The village, the well and the graves; all connected in this abnormal and abhorrent course of events.
And so we see that it was not the bullets, or the settlers, or the IDF that really killed these young men. It was the well and everything it represents. It’s assertion that my past is greater than your present; that my religion trumps your existence, that my needs are greater than any of yours, that I am greater than you. The religious observance at this well should not be mistaken with a real attempt to honour ones religion and God; it is the inverse. It is the perverse use of religion to facilitate the illegal annexation and occupation of another’s land. It is the opportunistic attempt to delegitimize the existence and claims of another to land by usurping them with blatantly false claims of historical significance.

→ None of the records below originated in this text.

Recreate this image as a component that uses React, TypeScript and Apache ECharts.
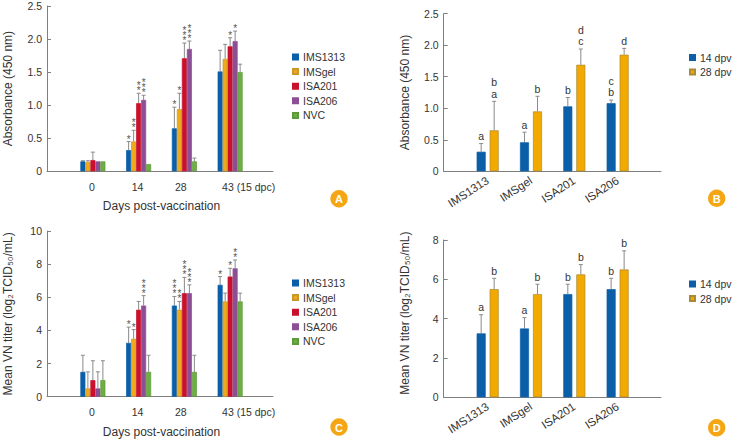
import React, { useEffect, useRef } from "react";
import * as echarts from "echarts";

const days = ["0", "14", "28", "43 (15 dpc)"];
const adjuvants = ["IMS1313", "IMSgel", "ISA201", "ISA206"];
const groupNames = ["IMS1313", "IMSgel", "ISA201", "ISA206", "NVC"];
const dpvNames = ["14 dpv", "28 dpv"];

// Panel A: one row per group, one value per day
const absMeans = [
  [0.15, 0.32, 0.65, 1.51],
  [0.14, 0.45, 0.94, 1.7],
  [0.17, 1.03, 1.71, 1.89],
  [0.15, 1.08, 1.85, 1.97],
  [0.15, 0.11, 0.15, 1.5],
];
const absTops = [
  [0.16, 0.45, 0.97, 1.83],
  [0.16, 0.62, 1.18, 1.92],
  [0.29, 1.18, 1.94, 2.02],
  [0.15, 1.15, 1.97, 2.12],
  [0.15, 0.11, 0.2, 1.62],
];
const absStars = [
  [0, 1, 1, 0],
  [0, 2, 1, 0],
  [0, 2, 3, 1],
  [0, 3, 3, 1],
  [0, 0, 0, 0],
];

// Panel C
const vnMeans = [
  [1.5, 3.25, 5.5, 6.75],
  [0.5, 3.5, 5.25, 5.75],
  [1, 5.25, 6.25, 7.25],
  [0.5, 5.5, 6.25, 7.75],
  [1, 1.5, 1.5, 5.75],
];
const vnTops = [
  [2.5, 4.2, 6.05, 7.25],
  [1.5, 4.05, 5.75, 6.25],
  [2.17, 5.75, 7.2, 7.75],
  [1.5, 6.1, 6.75, 8.25],
  [2.17, 2.5, 2.5, 6.25],
];
const vnStars = [
  [0, 1, 3, 1],
  [0, 1, 2, 0],
  [0, 0, 3, 1],
  [0, 3, 3, 2],
  [0, 0, 0, 0],
];

// Panel B
const absDpvMeans = [
  [0.31, 0.46, 1.03, 1.08],
  [0.65, 0.95, 1.69, 1.85],
];
const absDpvTops = [
  [0.44, 0.62, 1.17, 1.13],
  [1.11, 1.19, 1.94, 1.95],
];
const absDpvLetters = [
  ["a", "a", "b", "c\nb"],
  ["b\na", "b", "d\nc", "d"],
];

// Panel D
const vnDpvMeans = [
  [3.25, 3.5, 5.25, 5.5],
  [5.5, 5.25, 6.25, 6.5],
];
const vnDpvTops = [
  [4.2, 4.05, 5.75, 6.05],
  [6.05, 5.75, 6.75, 7.45],
];
const vnDpvLetters = [
  ["a", "a", "b", "b"],
  ["b", "b", "b", "b"],
];

const groupColors = ["#0a5fa8", "#eea91c", "#c9112d", "#8c4f95", "#6fae45"];
const groupBorders = ["#0a5fa8", "#c8982c", "#c9112d", "#8c4f95", "#5c9a3a"];
const dpvColors = ["#0a5fa8", "#f2a900"];
const dpvBorders = ["#0a5fa8", "#ab8a34"];

const FONT = "Liberation Sans, Arial, sans-serif";
const TEXT = "#333333";
const AXIS = "#7f7f7f";
const ABS_TITLE = "Absorbance (450 nm)";
const VN_TITLE = "Mean VN titer (log₂TCID₅₀/mL)";
const X_TITLE = "Days post-vaccination";

type Panel = {
  frame: { left: number; right: number; top: number; bottom: number };
  plot: { left: number; right: number };
  max: number;
  interval: number;
  decimals: number;
  title: string;
  titleGap: number;
  titlePad: number[];
  names: string[];
  colors: string[];
  borders: string[];
  means: number[][];
  tops: number[][];
  marks: string[][];
  starred: boolean;
  isDays: boolean;
  barWidth: number;
  barStep: number;
  legend: { left: number; top: number };
  badge: { x: number; y: number; letter: string };
};

const stars = (rows: number[][]) =>
  rows.map((r) => r.map((n) => Array.from({ length: n }, () => "*").join("\n")));

const panels: Panel[] = [
  {
    frame: { left: 47, right: 273, top: 6, bottom: 171.3 },
    plot: { left: 70, right: 253 },
    max: 2.5, interval: 0.5, decimals: 1,
    title: ABS_TITLE, titleGap: 33, titlePad: [0, 0, 0, 0],
    names: groupNames, colors: groupColors, borders: groupBorders,
    means: absMeans, tops: absTops, marks: stars(absStars), starred: true,
    isDays: true, barWidth: 5, barStep: 5,
    legend: { left: 292, top: 51 },
    badge: { x: 339, y: 198.7, letter: "A" },
  },
  {
    frame: { left: 443.7, right: 661, top: 13.7, bottom: 171.3 },
    plot: { left: 466, right: 639.3 },
    max: 2.5, interval: 0.5, decimals: 1,
    title: ABS_TITLE, titleGap: 33, titlePad: [0, 0, 0, 0],
    names: dpvNames, colors: dpvColors, borders: dpvBorders,
    means: absDpvMeans, tops: absDpvTops, marks: absDpvLetters, starred: false,
    isDays: false, barWidth: 9, barStep: 13,
    legend: { left: 689, top: 51.5 },
    badge: { x: 716.7, y: 198.3, letter: "B" },
  },
  {
    frame: { left: 47, right: 273, top: 231, bottom: 396.7 },
    plot: { left: 70, right: 253 },
    max: 10, interval: 2, decimals: 0,
    title: VN_TITLE, titleGap: 33, titlePad: [0, 0, 0, 0],
    names: groupNames, colors: groupColors, borders: groupBorders,
    means: vnMeans, tops: vnTops, marks: stars(vnStars), starred: true,
    isDays: true, barWidth: 5, barStep: 5,
    legend: { left: 292, top: 277 },
    badge: { x: 339, y: 427, letter: "C" },
  },
  {
    frame: { left: 443.7, right: 661, top: 240, bottom: 397.3 },
    plot: { left: 466, right: 639.3 },
    max: 8, interval: 2, decimals: 0,
    title: VN_TITLE, titleGap: 33, titlePad: [0, 0, 0, 11],
    names: dpvNames, colors: dpvColors, borders: dpvBorders,
    means: vnDpvMeans, tops: vnDpvTops, marks: vnDpvLetters, starred: false,
    isDays: false, barWidth: 9, barStep: 13,
    legend: { left: 689, top: 278 },
    badge: { x: 716.7, y: 427.7, letter: "D" },
  },
];

const dayLabel = (v: string) => {
  if (v === "0" || v === "14") return "{a|" + v + "}";
  if (v === "28") return "{b|28}";
  return "{c|" + v + "}";
};

function buildOption() {
  const grid: any[] = [];
  const xAxis: any[] = [];
  const yAxis: any[] = [];
  const series: any[] = [];
  const legend: any[] = [];
  const graphic: any[] = [];

  panels.forEach((p, pi) => {
    const frameIdx = pi * 2;
    const plotIdx = pi * 2 + 1;
    const h = { top: p.frame.top, height: p.frame.bottom - p.frame.top };
    grid.push({ left: p.frame.left, width: p.frame.right - p.frame.left, ...h });
    grid.push({ left: p.plot.left, width: p.plot.right - p.plot.left, ...h });

    xAxis.push({
      type: "value", gridIndex: frameIdx, min: 0, max: 1,
      axisLine: { show: true, onZero: false, lineStyle: { color: AXIS, width: 1 } },
      axisTick: { show: false }, axisLabel: { show: false }, splitLine: { show: false },
    });
    yAxis.push({
      type: "value", gridIndex: frameIdx, min: 0, max: p.max, interval: p.interval,
      name: p.title, nameLocation: "middle", nameGap: p.titleGap,
      nameTextStyle: { fontFamily: FONT, fontSize: 12, color: TEXT, padding: p.titlePad },
      axisLine: { show: true, lineStyle: { color: AXIS, width: 1 } },
      axisTick: { show: true, inside: true, length: 4, lineStyle: { color: AXIS } },
      splitLine: { show: false },
      axisLabel: {
        fontFamily: FONT, fontSize: 10.5, color: TEXT, margin: 5,
        formatter: (v: number) => (v === 0 ? "0" : v.toFixed(p.decimals)),
      },
    });

    xAxis.push({
      type: "category", gridIndex: plotIdx, data: p.isDays ? days : adjuvants,
      axisLine: { show: false }, axisTick: { show: false }, splitLine: { show: false },
      name: p.isDays ? X_TITLE : "", nameLocation: "middle", nameGap: 29,
      nameTextStyle: { fontFamily: FONT, fontSize: 12, color: TEXT },
      axisLabel: p.isDays
        ? {
            interval: 0, margin: 10, fontFamily: FONT, fontSize: 10.5, color: TEXT,
            formatter: dayLabel,
            rich: {
              a: { fontFamily: FONT, fontSize: 10.5, color: TEXT, padding: [0, 2, 0, 0] },
              b: { fontFamily: FONT, fontSize: 10.5, color: TEXT, padding: [0, 7, 0, 0] },
              c: { fontFamily: FONT, fontSize: 10.5, color: TEXT, padding: [0, 0, 0, 37] },
            },
          }
        : {
            interval: 0, margin: 8, rotate: 33, fontFamily: FONT, fontSize: 11.5, color: TEXT,
          },
    });
    yAxis.push({
      type: "value", gridIndex: plotIdx, min: 0, max: p.max, interval: p.interval, show: false,
    });

    p.names.forEach((name, si) => {
      series.push({
        type: "bar", name, xAxisIndex: plotIdx, yAxisIndex: plotIdx,
        data: p.means[si],
        barWidth: p.barWidth,
        barGap: `${((p.barStep - p.barWidth) / p.barWidth) * 100}%`,
        itemStyle: { color: p.colors[si], borderColor: p.borders[si], borderWidth: 0.7 },
        silent: true,
        z: 3,
      });
      const offset = (si - (p.names.length - 1) / 2) * p.barStep;
      series.push({
        type: "custom", xAxisIndex: plotIdx, yAxisIndex: plotIdx, silent: true, z: 2,
        data: p.means[si].map((m, ci) => [ci, m, p.tops[si][ci]]),
        encode: { x: 0, y: 2 },
        renderItem: (params: any, api: any) => {
          const ci = api.value(0);
          const base = api.coord([ci, api.value(1)]);
          const top = api.coord([ci, api.value(2)]);
          const x = base[0] + offset;
          const children: any[] = [];
          const line = { stroke: "#8a8a8a", lineWidth: 1 };
          if (top[1] < base[1] - 0.5) {
            children.push({ type: "line", shape: { x1: x, y1: base[1], x2: x, y2: top[1] }, style: line });
            children.push({ type: "line", shape: { x1: x - 2, y1: top[1], x2: x + 2, y2: top[1] }, style: line });
          }
          const mark = p.marks[si][ci];
          if (mark) {
            children.push({
              type: "text",
              style: {
                x,
                y: top[1] + (p.starred ? 0 : -2),
                text: mark,
                fontFamily: FONT,
                fontSize: p.starred ? 10 : 10.5,
                lineHeight: p.starred ? 5 : 11.3,
                fill: p.starred ? "#555555" : TEXT,
                align: "center",
                verticalAlign: "bottom",
              },
            });
          }
          return { type: "group", children };
        },
      });
    });

    legend.push({
      orient: "vertical", left: p.legend.left, top: p.legend.top, padding: 0,
      data: p.names, icon: "rect", itemWidth: 5, itemHeight: 5, itemGap: 2.6,
      selectedMode: false,
      textStyle: { fontFamily: FONT, fontSize: 10.5, color: TEXT, lineHeight: 12 },
    });

    graphic.push({
      type: "circle", shape: { cx: p.badge.x, cy: p.badge.y, r: 8.7 }, style: { fill: "#f5a614" }, silent: true,
    });
    graphic.push({
      type: "text", x: p.badge.x, y: p.badge.y + 0.5, silent: true,
      style: {
        text: p.badge.letter, fill: "#fff", font: `bold 11px ${FONT}`,
        align: "center", verticalAlign: "middle",
      },
    });
  });

  return { animation: false, backgroundColor: "#fff", grid, xAxis, yAxis, series, legend, graphic };
}

export default function App() {
  const ref = useRef<HTMLDivElement>(null);
  useEffect(() => {
    document.body.style.margin = "0";
    const chart = echarts.init(ref.current!, undefined, { renderer: "svg" });
    chart.setOption(buildOption() as any);
    return () => chart.dispose();
  }, []);
  return <div ref={ref} style={{ width: 732, height: 439 }} />;
}
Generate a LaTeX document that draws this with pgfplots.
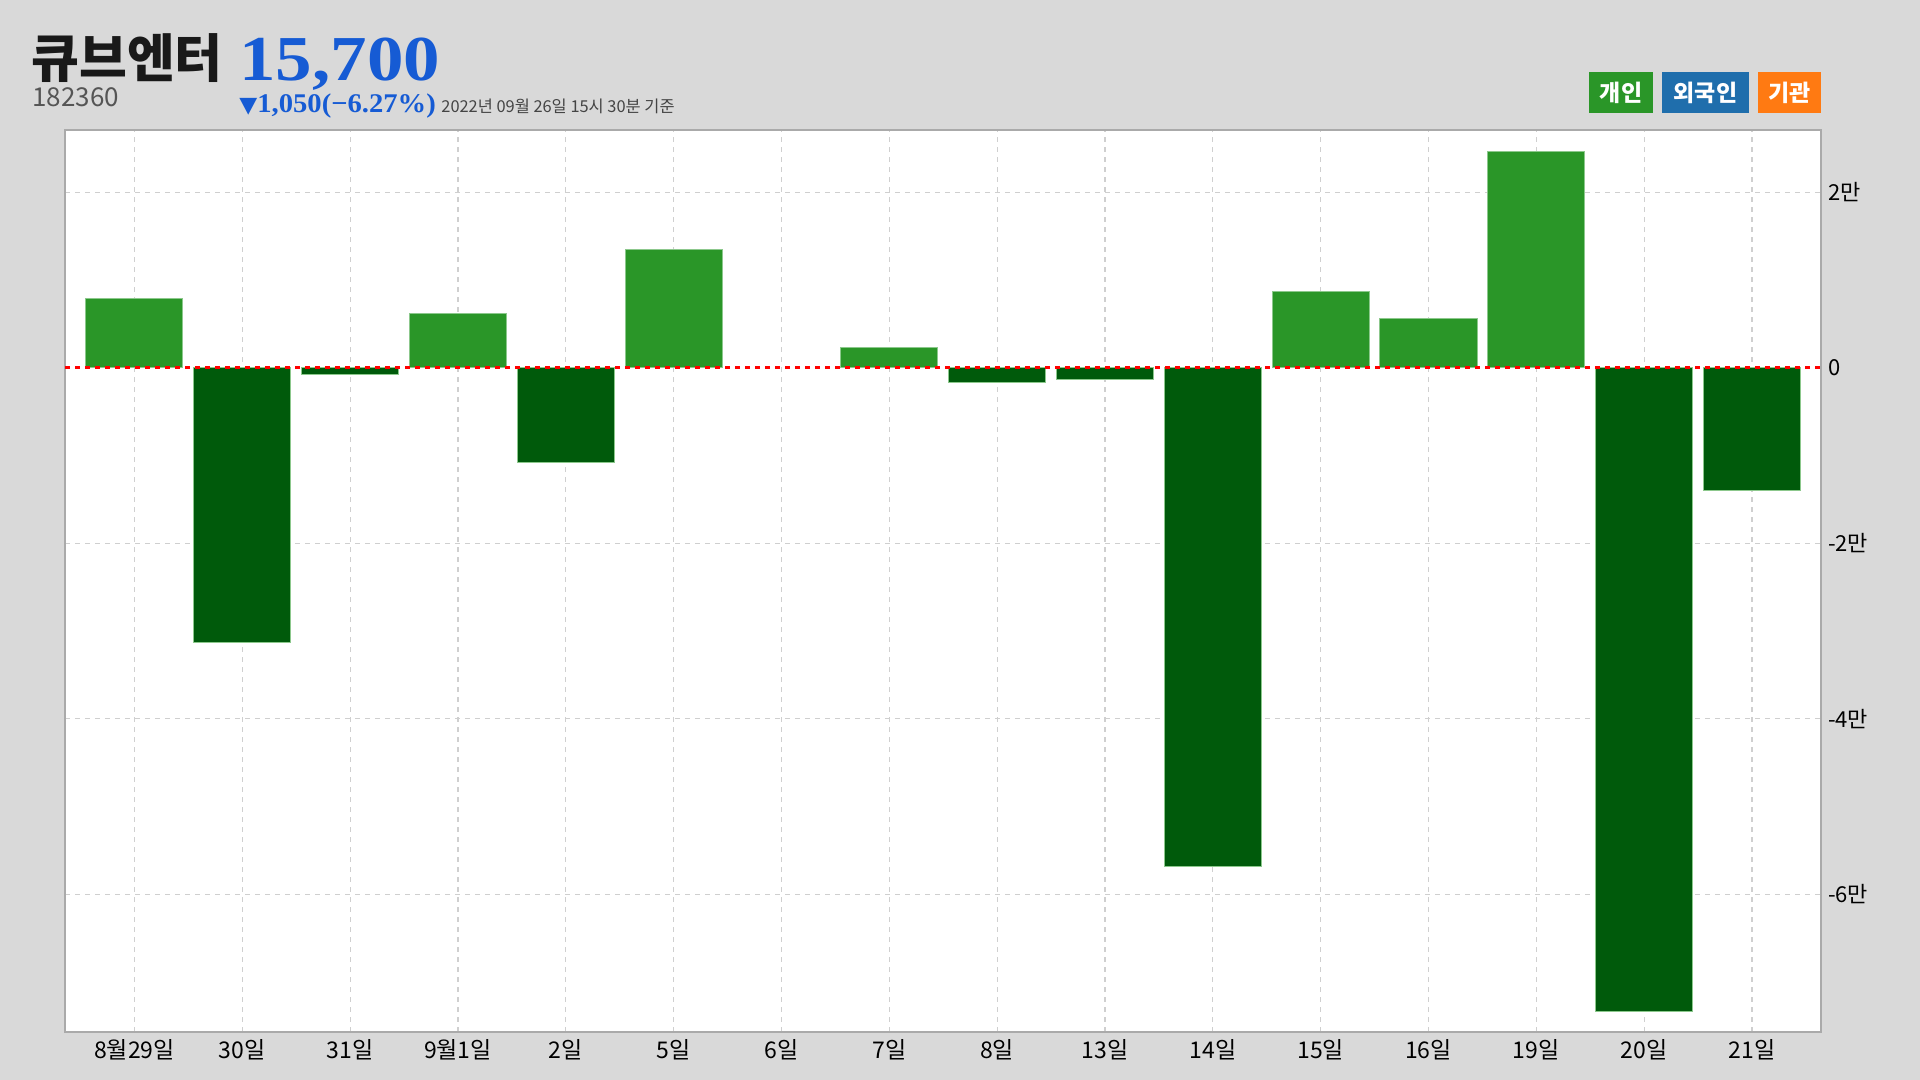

The well is Israel; the logic which drives the settlers to steal land from the Palestinians, to live on their own in communities exclusively for Jews, with Jew-only roads and Jew-only water; to exclude and harass the Palestinians and to in turn create a ‘Jewish’ utopia. It is the logic that drives the settlements and drove the Nakba; it is logic of Zionism. So what if you live here, if your father lived here, if your grandfather lived here; Jews once lived here and therefore this land is mine. My claim is greater than yours.

The inability of Zionism to acknowledge the legitimacy not only of Palestinian claims to land but of the Palestinian people is the driving force of this conflict. The story of Iraq Burin is the story of any settlement, of any outpost, it is a case study of a settlement in its embryonic stage. A historical claim, an outpost, a settlement, armed action in the Palestinian village, a gradual exodus of non-Jews, the Juadisation of the West Bank.